## begin Stored data

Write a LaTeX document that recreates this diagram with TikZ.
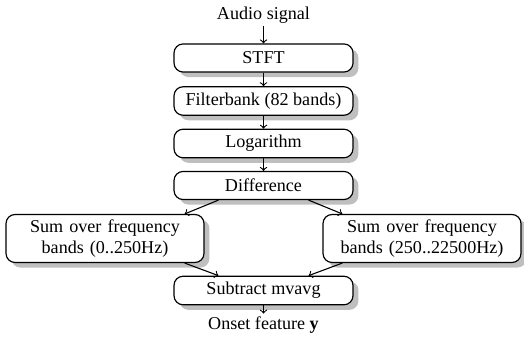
\documentclass[tikz,border=0pt]{standalone}
\usepackage{fontspec}
\setmainfont{Liberation Serif}
\usepackage{tikz}
\usetikzlibrary{arrows, shadows, positioning, calc}
\tikzset{
    blok/.style={draw, line width=0.65pt, rounded corners=5pt, fill=white,
        minimum width=98.9pt, minimum height=15.5pt,
        drop shadow={shadow xshift=3pt, shadow yshift=-2.8pt,
            fill=black!25, opacity=1}},
    zbroj/.style={blok, minimum width=109.4pt, minimum height=26.5pt,
        text width=96pt, align=center, inner sep=2pt},
    tok/.style={->, semithick}
}

\begin{document}
\begin{tikzpicture}[x=0.5525pt, y=-0.5525pt]
    \useasboundingbox (0,0) rectangle (524,343);

%ulaz i izlaz
    \node[inner sep=1.5pt] (audio) at (263.5,15) {Audio signal};
    \node[inner sep=1.5pt] (onset) at (263.5,325) {Onset feature $\mathbf{y}$};

%blokovi
    \node[blok] (stft) at (263.5,58) {STFT};
    \node[blok] (filter) at (263.5,101) {Filterbank (82 bands)};
    \node[blok] (log) at (263.5,143.5) {Logarithm};
    \node[blok] (diff) at (263.5,185.5) {Difference};
    \node[zbroj] (low) at (105,238.5) {Sum over frequency bands (0..250Hz)};
    \node[zbroj] (high) at (422,238.5) {Sum over frequency bands (250..22500Hz)};
    \node[blok] (sub) at (263.5,290.5) {Subtract mvavg};

%strelice
    \draw[tok] (audio) -- (stft);
    \draw[tok] (stft) -- (filter);
    \draw[tok] (filter) -- (log);
    \draw[tok] (log) -- (diff);
    \draw[tok] ($(diff.south)!0.5!(diff.south west)$) -- ([xshift=-11pt]low.north east);
    \draw[tok] ($(diff.south)!0.5!(diff.south east)$) -- ([xshift=11pt]high.north west);
    \draw[tok] ([xshift=-11pt]low.south east) -- ($(sub.north)!0.5!(sub.north west)$);
    \draw[tok] ([xshift=11pt]high.south west) -- ($(sub.north)!0.5!(sub.north east)$);
    \draw[tok] (sub) -- (onset);
\end{tikzpicture}
\end{document}
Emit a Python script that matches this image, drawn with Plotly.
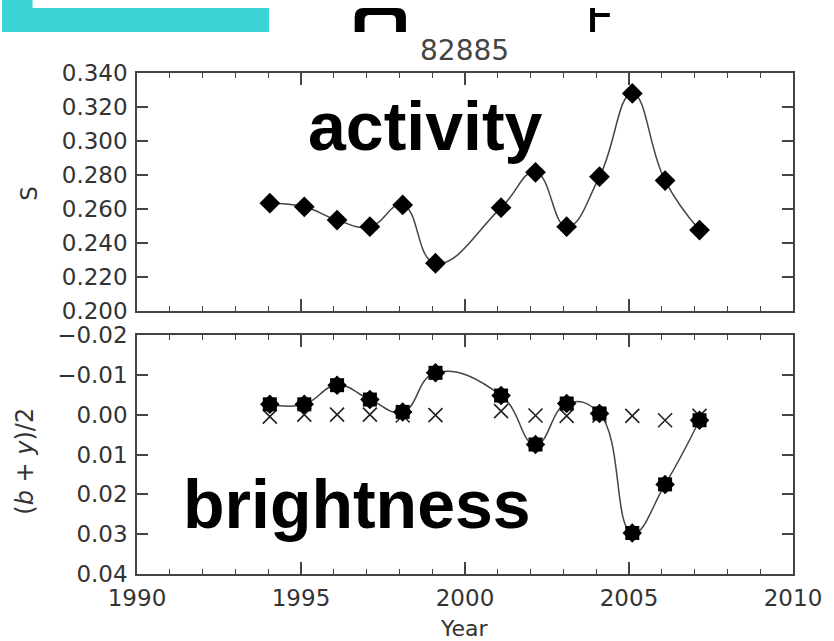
import plotly.graph_objects as go

# ---------------- data ----------------
years = [1994.05, 1995.1, 1996.1, 1997.1, 1998.1, 1999.1, 2001.1,
         2002.15, 2003.1, 2004.1, 2005.1, 2006.1, 2007.15]
s_index = [0.2634, 0.2613, 0.2535, 0.2496, 0.2624, 0.2281, 0.2608,
           0.2816, 0.2496, 0.2790, 0.3280, 0.2767, 0.2476]
brightness = [-0.0026, -0.0026, -0.0074, -0.0038, -0.0007, -0.0105, -0.0048,
              0.0075, -0.0028, -0.0003, 0.0297, 0.0175, 0.0014]
comparison = [0.0005, 0.0, 0.0, 0.0, 0.0002, 0.0001, -0.0009,
              0.0002, 0.0003, 0.0002, 0.0003, 0.0014, 0.0003]

x_ticks = [1990, 1995, 2000, 2005, 2010]
s_ticks = [0.200, 0.220, 0.240, 0.260, 0.280, 0.300, 0.320, 0.340]
s_labels = ["0.200", "0.220", "0.240", "0.260", "0.280", "0.300", "0.320", "0.340"]
b_ticks = [-0.02, -0.01, 0.00, 0.01, 0.02, 0.03, 0.04]
b_labels = ["\u22120.02", "\u22120.01", "0.00", "0.01", "0.02", "0.03", "0.04"]

# ---------------- geometry helpers (pixels -> paper) ----------------
W, H = 834, 641
L, R, T, B = 137, 31, 73, 67
PW, PH = W - L - R, H - T - B


def px(x):
    return (x - L) / PW


def py(y):
    return (H - B - y) / PH


AX = "#444444"
TXT = "#333333"
TICKFONT = dict(family="DejaVu Sans", size=23, color=TXT)

fig = go.Figure()

# top panel: activity
fig.add_trace(go.Scatter(
    x=years, y=s_index, xaxis="x2", yaxis="y2", mode="lines+markers",
    line=dict(color="#444444", width=1.5, shape="spline", smoothing=1.3),
    marker=dict(symbol="diamond", size=16, color="black"),
    showlegend=False, hoverinfo="skip"))

# bottom panel: comparison crosses
fig.add_trace(go.Scatter(
    x=years, y=comparison, xaxis="x", yaxis="y", mode="markers",
    marker=dict(symbol="x-thin-open", size=14, color="#222222",
                line=dict(color="#222222", width=1.6)),
    showlegend=False, hoverinfo="skip"))

# bottom panel: brightness
fig.add_trace(go.Scatter(
    x=years, y=brightness, xaxis="x", yaxis="y", mode="lines+markers",
    line=dict(color="#444444", width=1.5, shape="spline", smoothing=1.3),
    marker=dict(symbol="diamond", size=15, color="black"),
    showlegend=False, hoverinfo="skip"))
fig.add_trace(go.Scatter(
    x=years, y=brightness, xaxis="x", yaxis="y", mode="markers",
    marker=dict(symbol="square", size=14, color="black"),
    showlegend=False, hoverinfo="skip"))

xcommon = dict(range=[1990, 2010], tickvals=x_ticks, ticks="inside", ticklen=12,
               tickcolor=AX, tickwidth=1.5, showline=True, linecolor=AX, linewidth=1.5,
               mirror="ticks", showgrid=False, zeroline=False,
               minor=dict(dtick=1, tick0=1990, ticks="inside", ticklen=5,
                          tickcolor=AX, tickwidth=1.2, showgrid=False))
ycommon = dict(ticks="inside", ticklen=11, tickcolor=AX, tickwidth=1.5,
               showline=True, linecolor=AX, linewidth=1.5, mirror="ticks",
               showgrid=False, zeroline=False, tickfont=TICKFONT)

fig.update_layout(
    width=W, height=H,
    margin=dict(l=L, r=R, t=T, b=B, pad=0),
    paper_bgcolor="white", plot_bgcolor="white",
    xaxis=dict(anchor="y", tickfont=TICKFONT, ticklabelstandoff=3, **xcommon),
    xaxis2=dict(anchor="y2", matches="x", showticklabels=False, **xcommon),
    yaxis=dict(anchor="x", domain=[0, py(335)], range=[0.04, -0.02],
               tickvals=b_ticks, ticktext=b_labels, ticklabelstandoff=3, **ycommon),
    yaxis2=dict(anchor="x2", domain=[py(311), 1], range=[0.2, 0.34],
                tickvals=s_ticks, ticktext=s_labels, ticklabelstandoff=3, **ycommon),
)

ann = []
# title
ann.append(dict(text="82885", x=px(469), y=py(51), xref="paper", yref="paper",
                showarrow=False, xanchor="center", yanchor="middle",
                font=dict(family="DejaVu Sans", size=28, color="#444444")))
# axis titles
ann.append(dict(text="S", x=px(27), y=py(193), xref="paper", yref="paper",
                showarrow=False, textangle=-90, xanchor="center", yanchor="middle",
                font=dict(family="DejaVu Sans", size=23, color=TXT)))
ann.append(dict(text="(<i>b</i> + <i>y</i>)/2", x=px(23), y=py(461), xref="paper",
                yref="paper", showarrow=False, textangle=-90, xanchor="center",
                yanchor="middle", font=dict(family="DejaVu Sans", size=24, color=TXT)))
ann.append(dict(text="Year", x=px(469), y=py(628), xref="paper", yref="paper",
                showarrow=False, xanchor="center", yanchor="middle",
                font=dict(family="DejaVu Sans", size=22, color=TXT)))
# big labels
ann.append(dict(text="<b>activity</b>", x=px(309), y=py(126), xref="paper", yref="paper",
                showarrow=False, xanchor="left", yanchor="middle",
                font=dict(family="Liberation Sans", size=68, color="black")))
ann.append(dict(text="<b>brightness</b>", x=px(182), y=py(504), xref="paper", yref="paper",
                showarrow=False, xanchor="left", yanchor="middle",
                font=dict(family="Liberation Sans", size=68, color="black")))
fig.update_layout(annotations=ann)

# decorative fragments at the top edge
CYAN = "#3AD4D6"
shapes = [
    dict(type="rect", xref="paper", yref="paper", x0=px(0), x1=px(271), y0=py(32), y1=py(8),
         fillcolor=CYAN, line=dict(width=0)),
    dict(type="rect", xref="paper", yref="paper", x0=px(0), x1=px(31), y0=py(8), y1=py(0),
         fillcolor=CYAN, line=dict(width=0)),
]
# inverted-U glyph
r = 9
outer = (f"M {px(358)},{py(32)} L {px(358)},{py(8 + r)} "
         f"Q {px(358)},{py(8)} {px(358 + r)},{py(8)} "
         f"L {px(410 - r)},{py(8)} Q {px(410)},{py(8)} {px(410)},{py(8 + r)} "
         f"L {px(410)},{py(32)} Z")
ri = 5
inner = (f"M {px(368)},{py(32)} L {px(368)},{py(15 + ri)} "
         f"Q {px(368)},{py(15)} {px(368 + ri)},{py(15)} "
         f"L {px(400 - ri)},{py(15)} Q {px(400)},{py(15)} {px(400)},{py(15 + ri)} "
         f"L {px(400)},{py(32)} Z")
shapes.append(dict(type="path", xref="paper", yref="paper", path=outer,
                   fillcolor="black", line=dict(width=0)))
shapes.append(dict(type="path", xref="paper", yref="paper", path=inner,
                   fillcolor="white", line=dict(width=0)))
# ⊢ glyph
shapes.append(dict(type="rect", xref="paper", yref="paper", x0=px(597), x1=px(602),
                   y0=py(32), y1=py(8), fillcolor="black", line=dict(width=0)))
shapes.append(dict(type="rect", xref="paper", yref="paper", x0=px(602), x1=px(617),
                   y0=py(17), y1=py(13), fillcolor="black", line=dict(width=0)))
fig.update_layout(shapes=shapes)

fig.write_html("out.html")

## end Stored data

- _What the exercise asks_: From the first line above to the line containing "(0,0) rectangle (524,343);", repeat each line exactly. Pictures stay out.

- _Exercise output_:
Write a LaTeX document that recreates this diagram with TikZ.
\documentclass[tikz,border=0pt]{standalone}
\usepackage{fontspec}
\setmainfont{Liberation Serif}
\usepackage{tikz}
\usetikzlibrary{arrows, shadows, positioning, calc}
\tikzset{
    blok/.style={draw, line width=0.65pt, rounded corners=5pt, fill=white,
        minimum width=98.9pt, minimum height=15.5pt,
        drop shadow={shadow xshift=3pt, shadow yshift=-2.8pt,
            fill=black!25, opacity=1}},
    zbroj/.style={blok, minimum width=109.4pt, minimum height=26.5pt,
        text width=96pt, align=center, inner sep=2pt},
    tok/.style={->, semithick}
}

\begin{document}
\begin{tikzpicture}[x=0.5525pt, y=-0.5525pt]
    \useasboundingbox (0,0) rectangle (524,343);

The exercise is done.